Unicredit e Intesa, tuttavia, appaiono compresse. Prima di tornare a comprare, gli investitori vogliono vedere nel concreto quale e in che forma sarà l’eventuale coinvolgimento degli altri istituti nell’ambito di tale salvataggio.
Nei giorni scorsi erano circolate indiscrezioni su una possibile suddivisione pro quota tra le banche tricolore degli 1,2 miliardi di capitali richiesti ai privati dalla Dg Comp europea per dare il via libera all’operazione che prevede una ricapitalizzazione complessiva per 6,4 miliardi, di cui 5,2 a carico dello Stato. Un’ipotesi che ha visto subito il rifiuto da parte di molti istituti, tra cui per esempio Banco Bpm, alle prese con la propria ristrutturazione.
Gli unici due attori che non hanno escluso un coinvolgimento sono Unicredit e Banca Intesa. In particolare, nonostante l’Ad Carlo Messina abbia in numerose occasioni escluso la volontà di partecipare a nuovi salvataggi di concorrenti, secondo fonti di stampa, avrebbe ieri portato all’attenzione del cda la proposta della partecipazione ad una soluzione di sistema.
Anche da parte di Unicredit potrebbe essere accolta l’adesione ad un disegno a sostegno delle due venete.
Non a tutti piace questa ipotesi, che da un certo punto di vista garantisce gli investimenti di chi ha acquistato, in modo consapevole o meno, titoli di banche in difficoltà a detrimento di chi ha gestito i propri soldi in modo più attento, comprando azioni o bond di banche che vanno bene. E anche dal punto di vista industriale le banche sane pagherebbero per quelle mal gestite.
Tuttavia, il sostegno delle venete è un costo che potrebbe valere la pena di sostenere da parte di Intesa e Unicredit, anche a vantaggio dei propri azionisti, poiché contribuirebbe a minimizzare i rischi di sistema che toglierebbero la cappa di diffidenza che penalizza il comparto bancario italiano.
Se per Montepaschi e per le venete si trovasse una soluzione grazie all’intervento dello Stato, si eviterebbero i gravi contraccolpi economici su tutto il sistema finanziario ed economico italiano che sarebbero causati da una risoluzione bancaria, con un costo tutto sommato inferiore a quanto messo da altri Paesi.
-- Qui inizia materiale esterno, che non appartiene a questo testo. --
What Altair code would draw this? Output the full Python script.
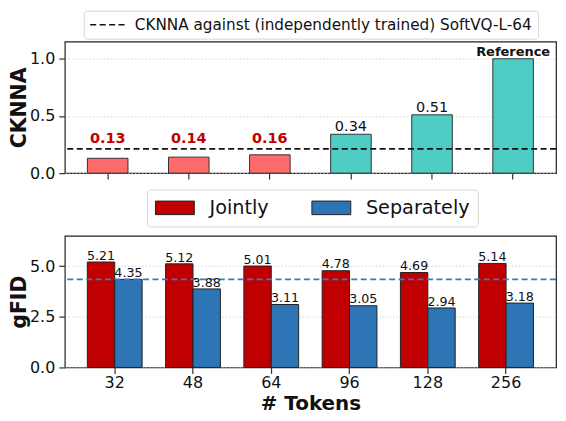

Pensiamo per esempio alla Germania, che ha sborsato 250 miliardi di fondi pubblici per mettere in sicurezza il proprio sistema bancario, contro i 20 miliardi previsti nel complesso dal fondo salva-banche tricolore.
La crisi delle banche venete, nata dal mancato successo degli aumenti di capitale varati all’inizio dello scorso anno e garantiti da Unicredit e Intesa, alla fine graverà sui bilanci di queste ultime. Intesa aveva concesso una garanzia all’aumento di Veneto Banca per un miliardo, alla fine ha versato già 850 milioni, svalutati al 70%, e ha un impegno finanziario fino a un miliardo, incluso quanto già conferito. Unicredit, invece, aveva garantito l’aumento di capitale della Banca Popolare di Vicenza per 1,5 miliardi. Ha già versato 850 milioni ad Atlante, svalutati all’80%, ed è esposta fino a un miliardo, anche in questo caso includendo la quota già fornita. Con un nuovo eventuale contributo per la ricapitalizzazione, la cifra versata per la crisi delle venete si avvicinerebbe all’esborso necessario all’epoca per la garanzia dell’aumento della vicentina.
Dal punto di vista finanziario, tuttavia, l’impatto delle due diverse soluzioni è completamente diverso. L’accollo dell’istituto veneto avrebbe comportato un impatto sui risk weighted asset troppo pesante per la salute di Unicredit l’anno scorso. Ora, dopo il rafforzamento patrimoniale di 13 miliardi e il favore da parte della comunità finanziaria, l’istituto può permettersi di svolgere il ruolo di pivot del sistema, anche perché l’operazione potrebbe essere strutturata in modo da non intaccare il profilo di solidità.